_REQUIREMENT_:
In the listing below, locate the lines bearing the word "this". Copy every one of them.

_INFORMATION SHOWN_:
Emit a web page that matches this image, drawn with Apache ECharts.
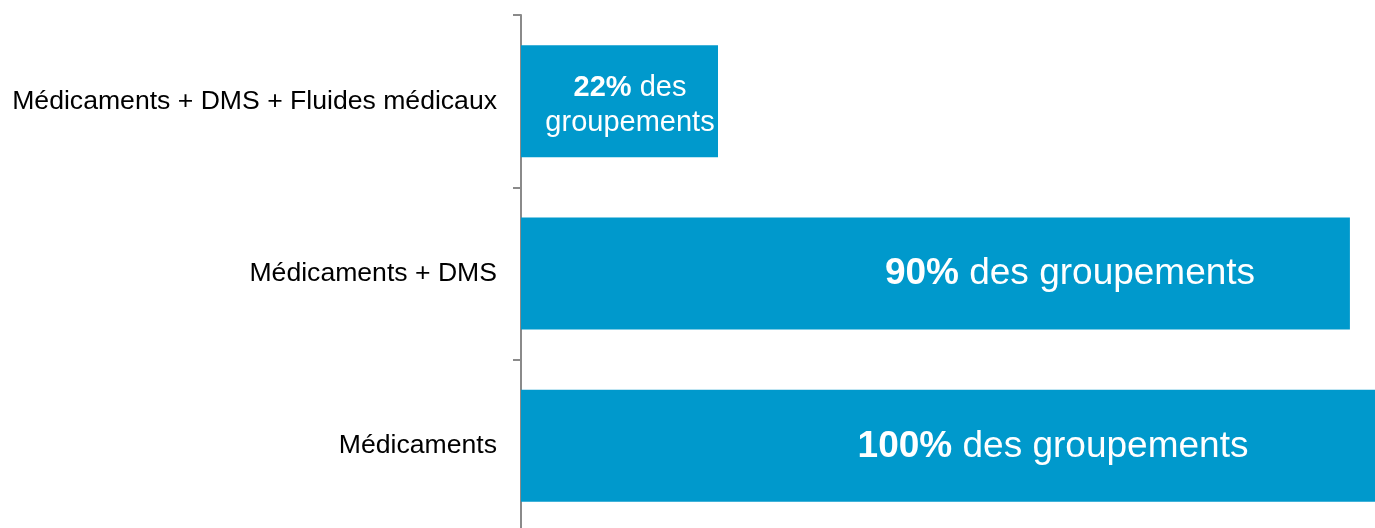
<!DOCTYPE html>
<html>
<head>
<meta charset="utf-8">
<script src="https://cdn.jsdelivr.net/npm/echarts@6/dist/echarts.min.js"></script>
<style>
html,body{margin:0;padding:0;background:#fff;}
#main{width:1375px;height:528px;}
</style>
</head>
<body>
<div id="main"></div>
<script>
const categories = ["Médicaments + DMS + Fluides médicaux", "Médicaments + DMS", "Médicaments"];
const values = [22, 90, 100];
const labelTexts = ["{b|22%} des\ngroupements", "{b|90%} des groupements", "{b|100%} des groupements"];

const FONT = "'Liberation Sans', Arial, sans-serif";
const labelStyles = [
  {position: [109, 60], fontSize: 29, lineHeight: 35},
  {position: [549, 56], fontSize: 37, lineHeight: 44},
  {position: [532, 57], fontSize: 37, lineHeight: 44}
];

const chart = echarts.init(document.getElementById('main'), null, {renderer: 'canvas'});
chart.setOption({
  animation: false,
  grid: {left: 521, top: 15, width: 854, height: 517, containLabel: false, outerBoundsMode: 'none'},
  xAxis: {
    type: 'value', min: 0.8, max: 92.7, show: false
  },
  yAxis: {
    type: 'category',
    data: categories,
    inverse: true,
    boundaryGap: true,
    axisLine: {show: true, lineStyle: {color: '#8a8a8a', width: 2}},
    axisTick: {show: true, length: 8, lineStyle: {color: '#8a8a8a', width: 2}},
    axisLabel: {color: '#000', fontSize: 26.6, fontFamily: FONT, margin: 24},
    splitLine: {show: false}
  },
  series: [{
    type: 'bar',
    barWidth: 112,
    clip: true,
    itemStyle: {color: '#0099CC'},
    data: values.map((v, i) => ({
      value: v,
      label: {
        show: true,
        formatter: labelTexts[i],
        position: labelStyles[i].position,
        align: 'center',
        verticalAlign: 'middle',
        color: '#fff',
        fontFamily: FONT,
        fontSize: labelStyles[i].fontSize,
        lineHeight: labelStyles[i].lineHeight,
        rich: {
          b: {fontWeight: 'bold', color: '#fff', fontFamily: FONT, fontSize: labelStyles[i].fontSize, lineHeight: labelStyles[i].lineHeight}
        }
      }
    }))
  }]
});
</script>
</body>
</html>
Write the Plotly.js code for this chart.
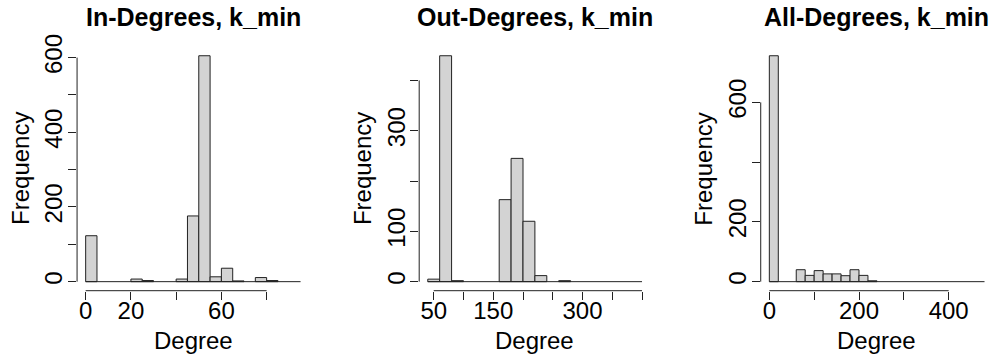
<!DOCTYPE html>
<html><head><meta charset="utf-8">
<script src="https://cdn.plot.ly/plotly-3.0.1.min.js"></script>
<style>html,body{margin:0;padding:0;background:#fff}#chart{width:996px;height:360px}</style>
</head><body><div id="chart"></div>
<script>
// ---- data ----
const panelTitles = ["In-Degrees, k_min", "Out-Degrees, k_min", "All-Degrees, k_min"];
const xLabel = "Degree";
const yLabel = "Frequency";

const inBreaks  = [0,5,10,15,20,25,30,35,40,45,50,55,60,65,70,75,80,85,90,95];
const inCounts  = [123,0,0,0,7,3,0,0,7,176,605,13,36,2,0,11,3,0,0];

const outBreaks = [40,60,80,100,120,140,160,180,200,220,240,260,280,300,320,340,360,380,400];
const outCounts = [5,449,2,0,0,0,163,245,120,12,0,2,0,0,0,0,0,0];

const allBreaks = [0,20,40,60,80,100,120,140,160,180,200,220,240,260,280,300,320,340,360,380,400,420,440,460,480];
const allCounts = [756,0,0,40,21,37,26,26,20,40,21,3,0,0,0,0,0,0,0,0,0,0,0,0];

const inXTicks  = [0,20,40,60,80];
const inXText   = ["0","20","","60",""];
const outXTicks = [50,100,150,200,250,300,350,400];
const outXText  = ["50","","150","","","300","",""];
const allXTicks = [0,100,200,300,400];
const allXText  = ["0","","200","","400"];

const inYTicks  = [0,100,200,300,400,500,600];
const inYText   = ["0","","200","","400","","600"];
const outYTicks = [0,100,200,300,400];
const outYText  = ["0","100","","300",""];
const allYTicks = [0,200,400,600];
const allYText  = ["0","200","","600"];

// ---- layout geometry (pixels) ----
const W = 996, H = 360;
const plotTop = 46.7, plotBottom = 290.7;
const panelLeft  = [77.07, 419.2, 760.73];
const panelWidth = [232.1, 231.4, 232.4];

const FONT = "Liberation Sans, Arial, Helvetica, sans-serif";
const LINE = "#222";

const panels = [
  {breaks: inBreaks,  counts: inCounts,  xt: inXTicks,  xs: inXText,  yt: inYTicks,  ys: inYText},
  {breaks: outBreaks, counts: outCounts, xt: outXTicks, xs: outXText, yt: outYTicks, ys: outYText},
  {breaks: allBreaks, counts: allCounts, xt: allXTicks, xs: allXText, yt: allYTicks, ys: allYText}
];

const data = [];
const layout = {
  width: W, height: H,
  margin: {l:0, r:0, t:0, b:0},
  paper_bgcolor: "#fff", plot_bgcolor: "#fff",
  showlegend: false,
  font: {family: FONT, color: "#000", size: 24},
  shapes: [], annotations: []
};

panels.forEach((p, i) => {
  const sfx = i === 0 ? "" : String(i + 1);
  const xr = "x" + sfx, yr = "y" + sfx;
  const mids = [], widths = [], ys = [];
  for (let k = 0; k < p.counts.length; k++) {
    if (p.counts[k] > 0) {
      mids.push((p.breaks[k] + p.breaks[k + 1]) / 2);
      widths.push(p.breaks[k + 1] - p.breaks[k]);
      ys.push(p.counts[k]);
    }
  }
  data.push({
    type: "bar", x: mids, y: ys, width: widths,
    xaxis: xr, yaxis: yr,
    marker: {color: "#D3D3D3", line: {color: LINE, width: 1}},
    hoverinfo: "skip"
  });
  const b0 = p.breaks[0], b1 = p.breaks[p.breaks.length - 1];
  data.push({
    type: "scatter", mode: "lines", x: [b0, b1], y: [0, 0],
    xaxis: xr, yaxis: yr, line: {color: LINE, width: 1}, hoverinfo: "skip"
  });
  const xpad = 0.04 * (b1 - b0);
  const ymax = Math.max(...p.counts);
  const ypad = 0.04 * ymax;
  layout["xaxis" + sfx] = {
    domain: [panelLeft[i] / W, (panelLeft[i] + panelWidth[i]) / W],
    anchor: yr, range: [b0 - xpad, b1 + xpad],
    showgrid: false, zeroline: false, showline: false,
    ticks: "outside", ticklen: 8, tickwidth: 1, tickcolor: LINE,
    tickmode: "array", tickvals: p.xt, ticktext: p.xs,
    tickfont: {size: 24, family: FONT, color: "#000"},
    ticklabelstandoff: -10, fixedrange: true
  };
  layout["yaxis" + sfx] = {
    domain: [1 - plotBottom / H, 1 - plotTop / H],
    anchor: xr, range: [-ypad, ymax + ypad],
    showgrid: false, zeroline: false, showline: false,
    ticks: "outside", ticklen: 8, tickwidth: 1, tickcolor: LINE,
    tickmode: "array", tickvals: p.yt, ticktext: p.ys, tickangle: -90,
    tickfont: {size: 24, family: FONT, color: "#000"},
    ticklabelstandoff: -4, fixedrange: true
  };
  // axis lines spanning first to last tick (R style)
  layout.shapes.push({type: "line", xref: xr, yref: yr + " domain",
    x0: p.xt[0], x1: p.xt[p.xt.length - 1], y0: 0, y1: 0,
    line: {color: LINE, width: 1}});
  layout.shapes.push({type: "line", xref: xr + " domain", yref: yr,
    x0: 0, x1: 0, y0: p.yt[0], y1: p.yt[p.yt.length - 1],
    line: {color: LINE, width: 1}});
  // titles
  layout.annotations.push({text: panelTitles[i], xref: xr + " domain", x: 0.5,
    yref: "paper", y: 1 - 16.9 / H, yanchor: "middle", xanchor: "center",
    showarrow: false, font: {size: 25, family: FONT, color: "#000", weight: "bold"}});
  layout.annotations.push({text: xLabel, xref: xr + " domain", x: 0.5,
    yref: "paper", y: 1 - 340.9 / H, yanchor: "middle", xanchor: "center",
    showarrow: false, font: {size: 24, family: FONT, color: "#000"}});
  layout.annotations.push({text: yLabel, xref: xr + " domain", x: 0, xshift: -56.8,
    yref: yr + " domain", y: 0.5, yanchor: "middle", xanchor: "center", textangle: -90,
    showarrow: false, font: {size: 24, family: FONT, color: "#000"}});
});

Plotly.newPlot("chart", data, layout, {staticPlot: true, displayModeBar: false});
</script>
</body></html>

---

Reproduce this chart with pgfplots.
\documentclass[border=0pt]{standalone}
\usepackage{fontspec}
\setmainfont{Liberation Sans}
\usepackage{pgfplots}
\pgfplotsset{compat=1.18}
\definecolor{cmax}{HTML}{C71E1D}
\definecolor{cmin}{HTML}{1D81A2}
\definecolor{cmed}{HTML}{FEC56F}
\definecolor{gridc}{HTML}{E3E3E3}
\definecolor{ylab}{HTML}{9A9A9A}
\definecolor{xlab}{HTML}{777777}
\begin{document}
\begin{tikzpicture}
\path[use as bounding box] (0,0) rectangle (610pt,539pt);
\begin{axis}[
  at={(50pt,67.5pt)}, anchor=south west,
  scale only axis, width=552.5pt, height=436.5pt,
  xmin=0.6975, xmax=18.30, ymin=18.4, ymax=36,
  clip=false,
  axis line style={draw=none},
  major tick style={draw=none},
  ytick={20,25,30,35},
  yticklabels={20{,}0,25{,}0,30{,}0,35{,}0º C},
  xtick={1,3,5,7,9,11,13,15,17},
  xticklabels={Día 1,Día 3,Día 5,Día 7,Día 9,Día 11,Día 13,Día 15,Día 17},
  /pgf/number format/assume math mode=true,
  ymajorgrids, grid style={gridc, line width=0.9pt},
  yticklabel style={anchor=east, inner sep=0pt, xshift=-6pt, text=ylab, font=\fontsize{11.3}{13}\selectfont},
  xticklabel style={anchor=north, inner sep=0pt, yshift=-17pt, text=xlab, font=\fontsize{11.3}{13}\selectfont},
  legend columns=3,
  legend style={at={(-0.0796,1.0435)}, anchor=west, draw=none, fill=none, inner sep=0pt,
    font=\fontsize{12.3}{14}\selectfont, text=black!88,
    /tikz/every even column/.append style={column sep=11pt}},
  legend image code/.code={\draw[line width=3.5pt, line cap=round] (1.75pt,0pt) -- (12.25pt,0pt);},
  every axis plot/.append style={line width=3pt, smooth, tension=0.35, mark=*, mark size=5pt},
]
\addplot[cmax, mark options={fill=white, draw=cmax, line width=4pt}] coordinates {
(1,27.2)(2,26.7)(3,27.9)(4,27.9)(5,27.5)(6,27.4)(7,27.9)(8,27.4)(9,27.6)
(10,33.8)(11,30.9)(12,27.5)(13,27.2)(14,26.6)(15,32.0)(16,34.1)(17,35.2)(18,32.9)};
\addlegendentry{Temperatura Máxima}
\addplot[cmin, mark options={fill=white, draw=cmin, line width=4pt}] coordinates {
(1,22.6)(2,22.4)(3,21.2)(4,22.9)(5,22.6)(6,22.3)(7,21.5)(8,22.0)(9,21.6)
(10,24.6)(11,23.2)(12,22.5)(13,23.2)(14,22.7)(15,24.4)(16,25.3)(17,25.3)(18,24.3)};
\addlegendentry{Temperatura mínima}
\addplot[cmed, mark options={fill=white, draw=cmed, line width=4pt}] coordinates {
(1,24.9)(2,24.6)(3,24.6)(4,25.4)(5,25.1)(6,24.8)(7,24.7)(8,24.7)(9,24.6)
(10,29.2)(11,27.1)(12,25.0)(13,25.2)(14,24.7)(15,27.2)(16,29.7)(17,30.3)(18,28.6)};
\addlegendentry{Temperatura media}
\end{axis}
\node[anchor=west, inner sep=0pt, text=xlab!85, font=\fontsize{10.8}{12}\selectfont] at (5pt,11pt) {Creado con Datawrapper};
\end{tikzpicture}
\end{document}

_CORRECT OUTPUT_:
Emit a web page that matches this image, drawn with Apache ECharts.
Write the Plotly.js code for this chart.
Reproduce this chart with pgfplots.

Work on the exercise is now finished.